The import statement loads and executes the module, so we can use the functions it defines

import conversion

conversion.cms_to_cfs(10)
353.146662

Import as#

By default, a module is imported as the name of the file (conversion), but you can rename the module using the as keyword:

import conversion as units

units.ONE_DAY_IN_SECONDS
86400

Really the only time you want to do this is for external modules and packages that are frequently used. It’s standard in Python data science to import these modules with short names, typing out matplotlib.pyplot in full would get annoying fast!

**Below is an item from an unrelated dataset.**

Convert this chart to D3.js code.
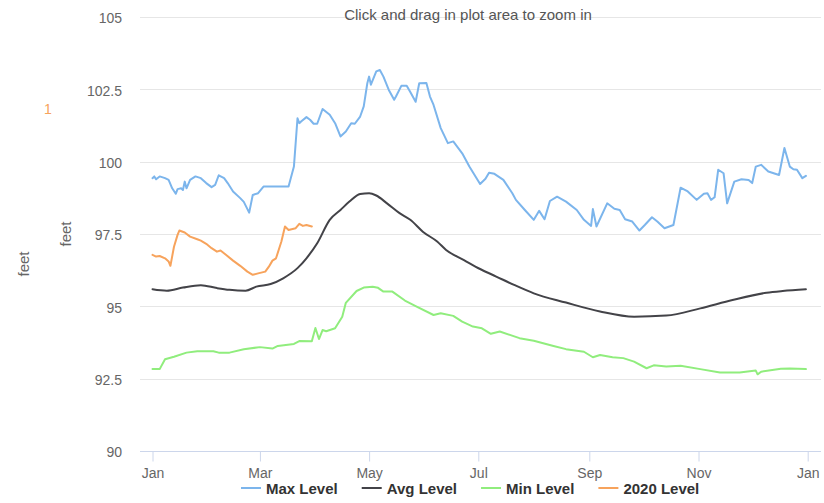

import numpy as np  # Array math.
import pandas as pd  # Data tables.
import matplotlib.pyplot as plt  # Plotting.

Import from#

You can import individual functions, variables, and classes out of a module.

from conversion import acre_feet_to_m3

acre_feet_to_m3(1e-3)
1.233482

The makes code shorter by not having to type out the whole module name each time you want to use the function.

The downside is that it’s harder to keep track of where acre_feet_to_m3 came from, so use sparingly.

Module execution#

When a module is imported, all the code in the module is executed.

Avoid doing things that are slow (like reading data) or that have side-effects (like writing data) in the top level of a module:

# badmodule.py

rain_data = load_massive_table_from_snowflake()
rain_data.save(overwrite=True)

Just calling import badmodule now will cause your program/notebook to hang for 30s, then overwite some of your data!

Instead, stick to defining functions, classes and simple variables in your modules. Let the caller decide when to trigger the functionality.

# bettermodule.py

# Quick, simple calculations are fine.
ONE_DAY_IN_SECONDS = 60 * 60 * 24


# Everything else, wrap in a function
#
# Remember, the code inside functions only runs when called (not when imported/defined!)
def refresh_rain_data():
    """Load the latest rainfall and save it locally."""
    rain_data = load_massive_table_from_snowflake()
    rain_data.save(overwrite=True)

Modules and notebooks#

For the most part, using import in a notebook is not different from inside a Python file.

One potential catch is that an imported module loads only once. Repeated imports just return the previously-imported module.

That means if we add a new function to conversion.py and import it again (either with a new import statement, or by rerunning the import cell), the new function still won’t be available.

We can change this by adding the following to the first cell of our notebook:

%load_ext autoreload
%autoreload 2

Now, VS Code will monitor all our modules, and if one changes, reload it for us in the background.

Finally, you can’t import a notebook file as a module, and you generally wouldn’t want to anyway, as executing the full notebook on import would be slow!

Packages#

A package is a collection of modules. It’s the top of the Python organizational food chain: packages can also contain subpackages.

We’re going to be relying on external packages extensively for the remainder of the course. They’re used much like modules but with more dots representing the extra level of organization.

Check out this import statement:

from numpy.random import uniform

Here

  • numpy is the package name (providing extended mathematical tools)

  • random is a module inside the numpy package (that groups together random distribution samplers)

  • uniform is a function inside the random module (which samples randomly from the uyniform distribution)

You can also make your own packages for distributing code. For more details, this tutorial has a great overview of Python packaging.

VSCode#

So far, we’ve mostly used Jupyter notebook as our text editor and development environment. Jupyter is great for working with notebooks, but VSCode can also work with notebooks and has many more tools for dealing with non-notebook files.

Try both and see which you prefer!

Exercise: VSCode#

Going through the items below should give you a good sense of what VSCode can do, and how that compares with Jupyter.

  • Open VSCode

  • Open the py4wrds folder

  • Browse the list of files in the folder

  • Open an .ipynb file (or create a new one!)

  • Select the py4wrds conda environment

  • Add some commands and run them. Can you see the outputs in VSCode?

  • Open a CSV file in VSCode.

  • Open an image in VSCode

  • Run the black code formatter in VSCode.